The Bombardment of Algiers, 27 August 1816
George Chambers, Sr. 1836, oil on canvas.
On Friday, eight sailors and seven marines from HMS Cornwall (F99) were in Iraqi waters, conducting a routine search of a vessel suspected of smuggling automobiles. Cornwall is the flagship of Combined Task Force 158, a surface action group comprised of Royal Navy and allied destroyers, frigates, coast guard cutters and patrol boats. CTF 158 is tasked with performing maritime interdiction operations (MIOs) in Iraqi waters, in support of UNSC 1723. Upon completing their search, Cornwall’s sailors and marines were set upon by six boats from the Iranian Revolutionary Guard Corps and taken hostage by the Iranians.
The Revolutionary Guard Corps pulled a similar stunt in July of 2004, kidnapping two sailors and six marines they claimed had strayed into the Iranian side of the Shatt-al-Arab waterway. The men were released three days later, having been subjected to mock execution and a forced apology on Iranian television.
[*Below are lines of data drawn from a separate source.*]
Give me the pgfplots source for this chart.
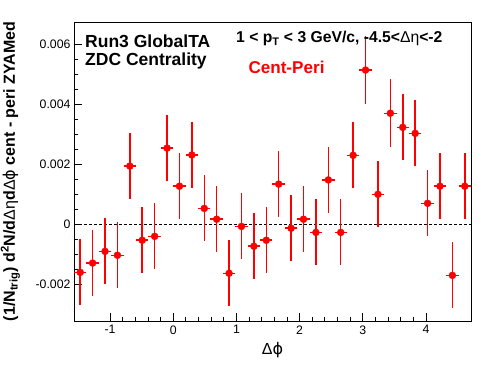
\documentclass[border=0pt]{standalone}
\usepackage{fontspec}
\setmainfont{Liberation Sans}
\newfontfamily\symf{DejaVu Sans}
\usepackage{pgfplots}
\usepackage{pgfplotstable}
\pgfplotsset{compat=1.18}
\definecolor{rootred}{RGB}{255,0,0}
\pgfplotstableread{
x y ex ey
-1.4726 -0.00160 0.0982 0.0011
-1.2763 -0.00129 0.0982 0.0011
-1.0799 -0.00090 0.0982 0.0011
-0.8836 -0.00103 0.0982 0.0011
-0.6872 0.00194 0.0982 0.0011
-0.4909 -0.00053 0.0982 0.0011
-0.2945 -0.00040 0.0982 0.0011
-0.0982 0.00254 0.0982 0.0011
0.0982 0.00127 0.0982 0.0011
0.2945 0.00231 0.0982 0.0011
0.4909 0.00053 0.0982 0.0011
0.6872 0.00017 0.0982 0.0011
0.8836 -0.00163 0.0982 0.0011
1.0799 -0.00007 0.0982 0.0011
1.2763 -0.00073 0.0982 0.0011
1.4726 -0.00053 0.0982 0.0011
1.6690 0.00134 0.0982 0.0011
1.8653 -0.00013 0.0982 0.0011
2.0617 0.00017 0.0982 0.0011
2.2580 -0.00027 0.0982 0.0011
2.4544 0.00148 0.0982 0.0011
2.6507 -0.00027 0.0982 0.0011
2.8471 0.00230 0.0982 0.0011
3.0434 0.00514 0.0982 0.00113
3.2398 0.00100 0.0982 0.0011
3.4361 0.00370 0.0982 0.00113
3.6325 0.00323 0.0982 0.0011
3.8288 0.00303 0.0982 0.0011
4.0252 0.00070 0.0982 0.0011
4.2215 0.00127 0.0982 0.0011
4.4179 -0.00170 0.0982 0.0011
4.6142 0.00127 0.0982 0.0011
}\datatable
\begin{document}
\begin{tikzpicture}
\useasboundingbox (-74pt,-53pt) rectangle (422pt,321pt);
\begin{axis}[
  scale only axis,
  width=397pt, height=299pt,
  xmin=-1.5708, xmax=4.7124,
  ymin=-0.00322, ymax=0.00674,
  axis line style={line width=0.9pt},
  tick pos=left, tick align=inside,
  major tick length=8pt, minor tick length=4pt,
  every tick/.style={black, line width=0.8pt},
  xtick={-1,0,1,2,3,4},
  xticklabels={-1,0,1,2,3,4},
  minor x tick num=4,
  ytick={-0.002,0,0.002,0.004,0.006},
  yticklabels={-0.002,0,0.002,0.004,0.006},
  minor y tick num=3,
  scaled y ticks=false,
  ticklabel style={font=\fontsize{12.3}{14}\selectfont},
  /pgf/number format/assume math mode=true,
  xticklabel style={yshift=-1pt},
  xlabel={\fontsize{16}{18}\selectfont\textmd{Δ}{\symf ϕ}},
  xlabel style={at={(axis description cs:0.5,0)}, anchor=base, yshift=-34pt},
  ylabel={\bfseries\fontsize{16}{18}\selectfont (1/N\textsubscript{trig}) d\textsuperscript{2}N/d\textmd{Δη}d\textmd{Δ{\symf ϕ}} cent - peri ZYAMed},
  ylabel style={at={([xshift=-59pt]axis description cs:0,0.5)}, anchor=base, rotate=0},
]
\addplot[black, dashed, line width=0.8pt, dash pattern=on 3pt off 2pt] coordinates {(-1.5708,0) (4.7124,0)};
\addplot[only marks, mark=*, color=rootred, mark size=3.5pt, mark options={fill=rootred, draw=rootred},
  error bars/.cd, x dir=both, x explicit, y dir=both, y explicit, error mark=none,
  error bar style={draw=rootred, color=rootred, line width=1.5pt, solid}]
  table[x=x, y=y, x error=ex, y error=ey] {\datatable};
\end{axis}
\node[anchor=base west, font=\bfseries\fontsize{17.5}{20}\selectfont, inner sep=0] at (11pt,273.3pt) {Run3 GlobalTA};
\node[anchor=base west, font=\bfseries\fontsize{17.5}{20}\selectfont, inner sep=0] at (11pt,255pt) {ZDC Centrality};
\node[anchor=base west, font=\bfseries\fontsize{15.7}{18}\selectfont, inner sep=0] at (162pt,278.5pt) {1 < p\textsubscript{T} < 3 GeV/c, -4.5<\textmd{Δη}<-2};
\node[anchor=base west, font=\bfseries\fontsize{17.1}{20}\selectfont, inner sep=0, text=rootred] at (174.3pt,247pt) {Cent-Peri};
\end{tikzpicture}
\end{document}
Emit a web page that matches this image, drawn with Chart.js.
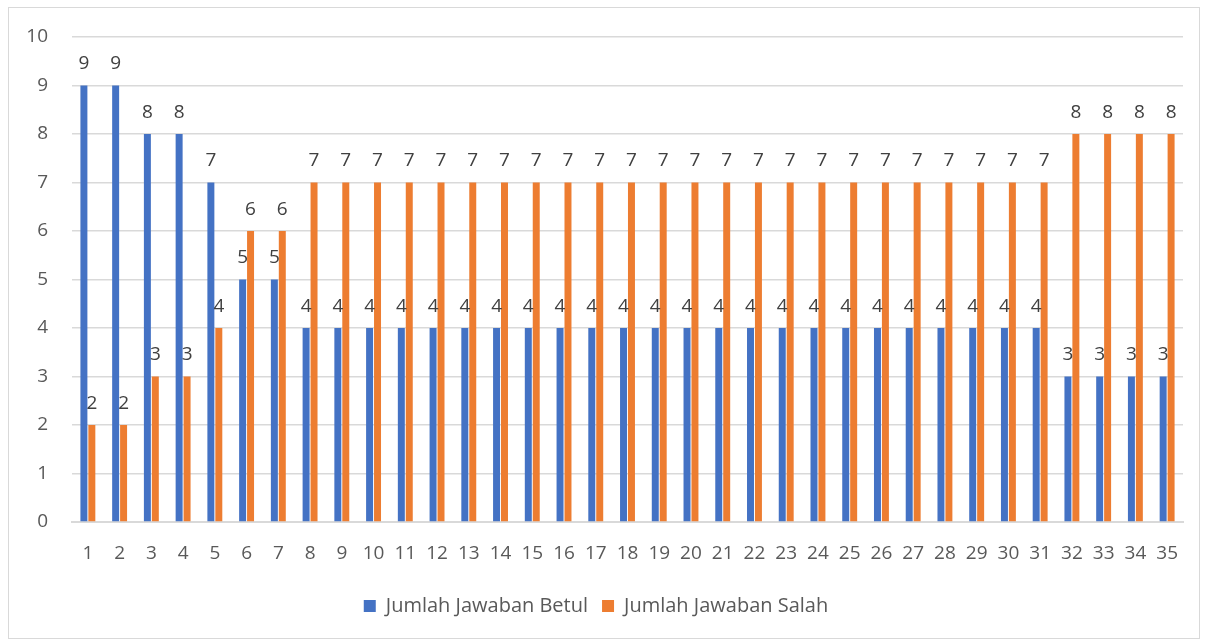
<!DOCTYPE html>
<html lang="en">
<head>
<meta charset="UTF-8">
<title>Jumlah Jawaban</title>
<style>
    body { margin: 0; background-color: #fff; }
    #wrap { position: absolute; left: 8px; top: 7px; width: 1192px; height: 632px; border: 1px solid #d9d9d9; box-sizing: border-box; }
    canvas { display: block; }
</style>
<script src="https://cdn.jsdelivr.net/npm/chart.js"></script>
</head>
<body>

<div id="wrap"><canvas id="chart"></canvas></div>

<script>
const soal = ["1","2","3","4","5","6","7","8","9","10","11","12","13","14","15","16","17","18","19","20","21","22","23","24","25","26","27","28","29","30","31","32","33","34","35"];
const betul = [9,9,8,8,7,5,5,4,4,4,4,4,4,4,4,4,4,4,4,4,4,4,4,4,4,4,4,4,4,4,4,3,3,3,3];
const salah = [2,2,3,3,4,6,6,7,7,7,7,7,7,7,7,7,7,7,7,7,7,7,7,7,7,7,7,7,7,7,7,8,8,8,8];

const fontFamily = "'Open Sans', sans-serif";

// label angka di atas setiap batang
const valueLabels = {
    id: "valueLabels",
    afterDatasetsDraw(chart) {
        const ctx = chart.ctx;
        ctx.save();
        ctx.font = "19px " + fontFamily;
        ctx.fillStyle = "#404040";
        ctx.textAlign = "center";
        ctx.textBaseline = "bottom";
        chart.data.datasets.forEach((ds, i) => {
            chart.getDatasetMeta(i).data.forEach((bar, j) => {
                ctx.fillText(ds.data[j], bar.x, bar.y - 12);
            });
        });
        ctx.restore();
    }
};

new Chart(document.getElementById("chart"), {
    type: "bar",
    data: {
        labels: soal,
        datasets: [
            { label: "Jumlah Jawaban Betul", data: betul, backgroundColor: "#4472c4", barPercentage: 0.88, categoryPercentage: 0.5 },
            { label: "Jumlah Jawaban Salah", data: salah, backgroundColor: "#ed7d31", barPercentage: 0.88, categoryPercentage: 0.5 }
        ]
    },
    options: {
        responsive: true,
        maintainAspectRatio: false,
        animation: false,
        layout: { padding: { left: 0, right: 16, top: 0, bottom: 12 } },
        scales: {
            x: {
                grid: { display: false },
                border: { color: "#d9d9d9", width: 2 },
                ticks: { color: "#595959", font: { family: fontFamily, size: 19 }, padding: 12, autoSkip: false, maxRotation: 0 },
                afterFit(scale) { scale.height = 60; }
            },
            y: {
                min: 0,
                max: 10,
                grid: { color: "#d9d9d9", lineWidth: 1.5, drawTicks: false },
                border: { display: false },
                ticks: { stepSize: 1, color: "#595959", font: { family: fontFamily, size: 19 }, padding: 24 },
                afterFit(scale) { scale.width = 63; scale.paddingTop = 29; }
            }
        },
        plugins: {
            legend: {
                position: "bottom",
                labels: { color: "#595959", font: { family: fontFamily, size: 20 }, boxWidth: 12, boxHeight: 12, padding: 14 }
            },
            tooltip: { enabled: false }
        }
    },
    plugins: [valueLabels]
});
</script>

</body>
</html>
Iran has made a habit of hostage-taking brinkmanship, and it may be instructive to look at the Royal Navy’s historical dealings with others who did the same.
Two hundred years ago on March 25, 1807, George III gave royal assent to An Act for the Abolition of the Slave Trade, forbidding Britain’s many colonies, dominions and territories from trading in slaves with Africa. Instigated by an alliance of Quakers and evangelical Protestants, led by one William Wilberforce (a Tory MP), the Act was the culmination of many years of effort. Until he finally succeeded in 1807, Wilberforce had introduced motions for the abolition of slavery in every session of Parliament since 1791. The British Empire finally legislated the eventual emancipation of all its slaves in 1833, one month after Wilberforce passed away at the age of seventy-four.
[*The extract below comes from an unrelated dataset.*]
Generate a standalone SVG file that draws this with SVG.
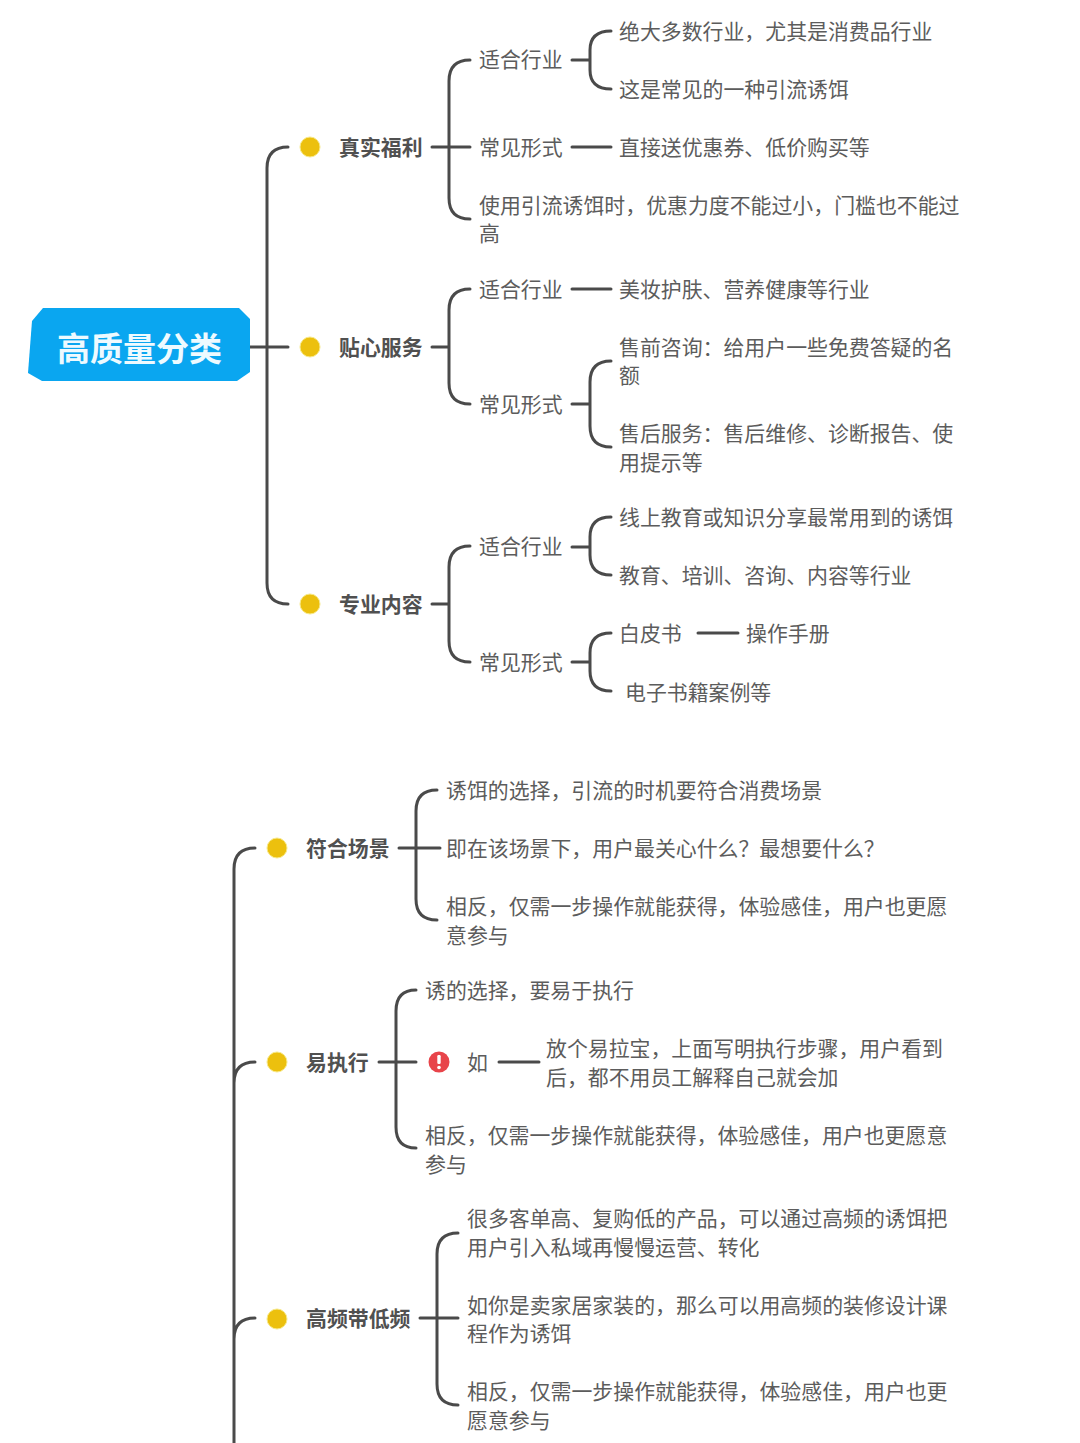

As abolitionist ideas became more prevalent, the Empire began to use the globe-spanning Royal Navy as an instrument to wipe out slavery. Squadrons were dispatched to remedy not only the plight of African slaves, but that of Europeans taken by Barbary State corsairs. Peculiar in England’s case, because she had a long-standing alliance with Barbary; a formal treaty had been signed and a consul posted to Algiers since the end of the 17th century.
England’s reasons were fairly obvious; no Christian ally existed in the Mediterranean, and Catholic Spain, France and Italy were judged to be equally hostile. English warships and merchants, therefore, turned to Algiers, Tunis and Morocco for resupply.
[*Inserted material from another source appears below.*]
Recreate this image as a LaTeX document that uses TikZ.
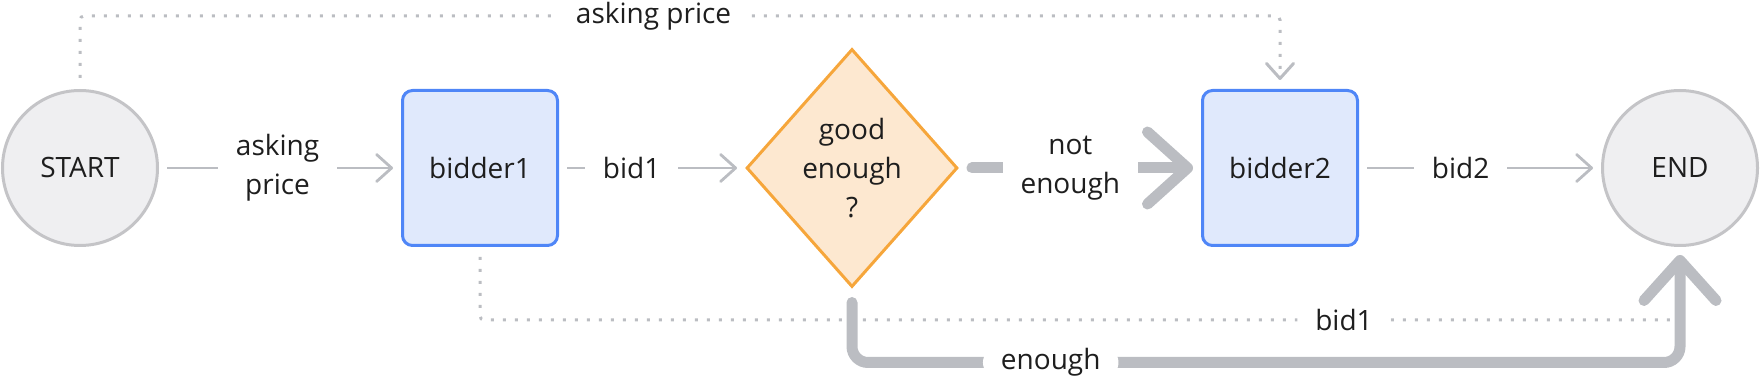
\documentclass[tikz,border=0pt]{standalone}
\usepackage{fontspec}
\setmainfont{Open Sans}
\usetikzlibrary{arrows.meta,shapes.geometric}
\definecolor{edgegray}{HTML}{BBBDC2}
\definecolor{termfill}{HTML}{EFEFF1}
\definecolor{termborder}{HTML}{C4C4C7}
\definecolor{procfill}{HTML}{E0E9FC}
\definecolor{procborder}{HTML}{4F86F7}
\definecolor{decfill}{HTML}{FDE8D0}
\definecolor{decborder}{HTML}{F6A63B}
\definecolor{txt}{HTML}{1E1E1E}
\tikzset{
  basefont/.style={font=\fontsize{14pt}{19.5pt}\selectfont, text=txt},
  term/.style={circle, draw=termborder, fill=termfill, line width=1.5pt, minimum size=77.5pt, inner sep=0pt, basefont},
  proc/.style={rectangle, rounded corners=5pt, draw=procborder, fill=procfill, line width=1.5pt, minimum size=77.5pt, inner sep=0pt, basefont},
  dec/.style={diamond, draw=decborder, fill=decfill, line width=1.5pt, minimum width=105.5pt, minimum height=119pt, inner sep=0pt, align=center, basefont},
  thintip/.tip={Straight Barb[length=7.5pt,width=13.5pt,line cap=round,line join=round]},
  bigtip/.tip={Straight Barb[length=20pt,width=36pt,line cap=round,line join=round]},
  flow/.style={draw=edgegray, line width=1.4pt, -thintip, shorten <=4pt, shorten >=4pt},
  bigflow/.style={draw=edgegray, line width=5.5pt, line cap=round, -bigtip},
  dotflow/.style={draw=edgegray, line width=1.5pt, dash pattern=on 1.5pt off 4.5pt},
  lbl/.style={fill=white, inner xsep=9pt, inner ysep=1pt, align=center, basefont}
}
\begin{document}
\begin{tikzpicture}[x=0.5pt,y=-0.5pt]
\useasboundingbox (0,0) rectangle (1760,384);
\node[term] (start) at (80,168) {START};
\node[proc] (b1) at (480,168) {bidder1};
\node[dec] (dec) at (852,168) {good\\enough\\?};
\node[proc] (b2) at (1280,168) {bidder2};
\node[term] (end) at (1680,168) {END};

% dotted connectors
\draw[dotflow, rounded corners=2pt, -thintip, shorten <=5.5pt, shorten >=4.5pt]
  (start.north) -- ++(0,-73) -| node[lbl, pos=0.239] {asking price} (b2.north);
\draw[dotflow, rounded corners=2pt, shorten <=5pt, shorten >=8pt]
  (b1.south) -- ++(0,73) -| node[lbl, pos=0.36] {bid1} (end.south);

% main flow
\draw[flow] (start) -- node[lbl, pos=0.49] {asking\\price} (b1);
\draw[flow] (b1) -- node[lbl, pos=0.39] {bid1} (dec);
\draw[bigflow, shorten <=6.5pt, shorten >=4pt] (dec) -- node[lbl, pos=0.46] {not\\enough} (b2);
\draw[flow] (b2) -- node[lbl, pos=0.42] {bid2} (end);
\draw[bigflow, rounded corners=8pt, shorten <=7pt, shorten >=4pt]
  (dec.south) -- ++(0,74) -| node[lbl, pos=0.12] {enough} (end.south);
\end{tikzpicture}
\end{document}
In the eighteenth century there were additional reasons for avoiding any serious quarrel with the Barbary States. For, while France and Spain were still likely to be hostile, the provisioning of Gibraltar made a new problem. In order to secure food for the garrison, which could only come from the African coast, numberless insults were overlooked and countless presents made. With the beginning of the Napoleonic Wars, the need for procuring supplies in Barbary became intensified as the English forces in the Mediterranean grew in numbers…
The Peninsula War rather intensified than lessened the demand for supplies from Africa, and to the very end of the war the English Government would make any sacrifice to preserve the alliance with Algiers, Tunis and Morocco. With the end of the fighting, the situation altered. Troops and ships were withdrawn from the Mediterranean, and there was no longer any need for supplies. England had, besides, a variety of allies from whom future supplies could be obtained. The Algerines had, without knowing it, suddenly ceased to be useful. It was not long before they were made to realize the fact.
– Parkinson, C. Northcote. Edward Pellew: Viscount Exmouth, Admiral of the Red. London, UK: Methuen & Co., Ltd, 1934.
So it was that in early 1816, Admiral Sir Edward Pellew, 1st Baron Exmouth, Commander-in-Chief Mediterranean, was dispatched with a squadron of warships and transports to Tunis, Tripoli and Algiers. His orders were to negotiate the release of Christian slaves on behalf of their respective national governments; they were mostly poor fishermen of Spain and Italy. England had leased the right to fish in Barbary waters, and then licensed that right to foreign nationals in the Mediterranean. Those licensed fishermen were considered to be under her protection.